§ 21. Mr. Parkin
asked the Minister of Pensions whether he has now considered the representations made to him on various matters, including the abolition of the 10-year limit for family allowances; and what action he proposes to take.
§ 23 and 24. Sir Ian Fraser
asked the Minister of Pensions (1) if he will now state whether it is his intention to remove the ban which prevents the wife's allowance being paid when she has married 10 years after her husband's disability;
(2) if he will make a statement about widows' and orphans' allowances.
§ Mr. Wilfred Paling
Yes, Sir. His Majesty's Government have decided to make the following changes with effect from 1st January, 1947:
§ Allowances for Wives and Children
§ The requirement that marriage must take place within ten years of discharge will be abolished. This means that a disablement pensioner of either World War in receipt of pension at the standard rates will be eligible for allowances for his wife and children of his marriage irrespective of the date of his marriage.

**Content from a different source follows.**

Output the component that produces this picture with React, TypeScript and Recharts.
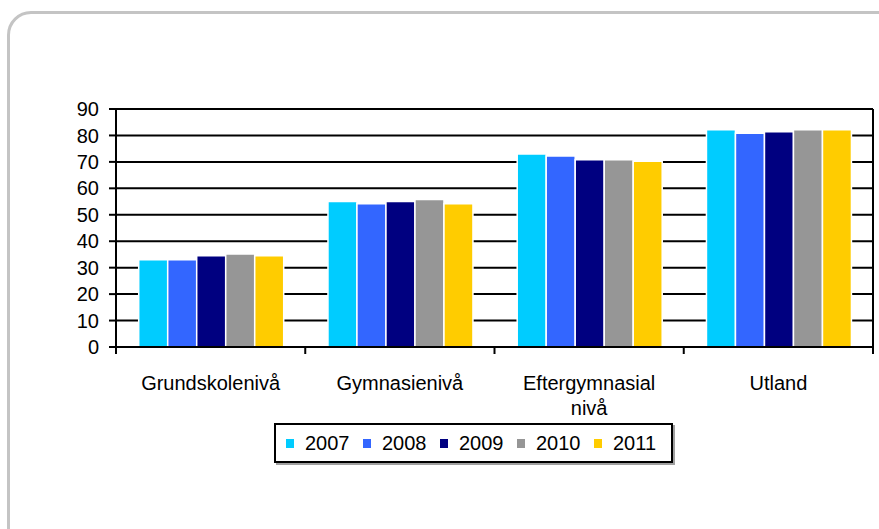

§ South African War Disability Pensioners
§ Allowances will be payable for the wives and children of officers and men suffering from disablement due to service in wars before 1914 if they are in receipt of pension at the standard rates applicable to World War cases.192
§ Pre-South African War Widows
§ There are a few widows of campaigns before 1899 in receipt of modified pensions from the Royal Patriotic Fund Corporation. Grants will be made to the Corporation to enable them to raise those pensions to World War rates.
§ Orphans' Pensions
§ The pension of the infirm total orphan will be increased to 26s. a week at the age of 18.
§ Attendance Allowance
§ The minimum attendance allowance payable to a 100 per cent, disablement pensioner whose condition necessitates some regular attendance will be 10s. a week, and adjustments will be made in the rate of allowance payable in certain other cases. Applications will not be necessary but the task of identifying and dealing with the many thousands of cases affected, particularly those where wife's and children's allowances are involved, will take some time.
§ Mr. Parkin
Is the Minister aware that this clean-up of long outstanding anomalies and injustices will give great satisfaction; and could he indicate to the House approximately how many people are involved? Also, could he take an opportunity, either now or at an early date, to make a statement on another long outstanding problem, the question of the seven-year limit of entitlement for benefit?
§ Mr. Paling
The number of people affected will be about 50,000 to 55,000. The seven-year limit is a matter already under consideration.
§ Sir I. Fraser
Will the Minister make it clear—it does not seem clear from his statement—whether every child born of these marriages is subject to an allowance?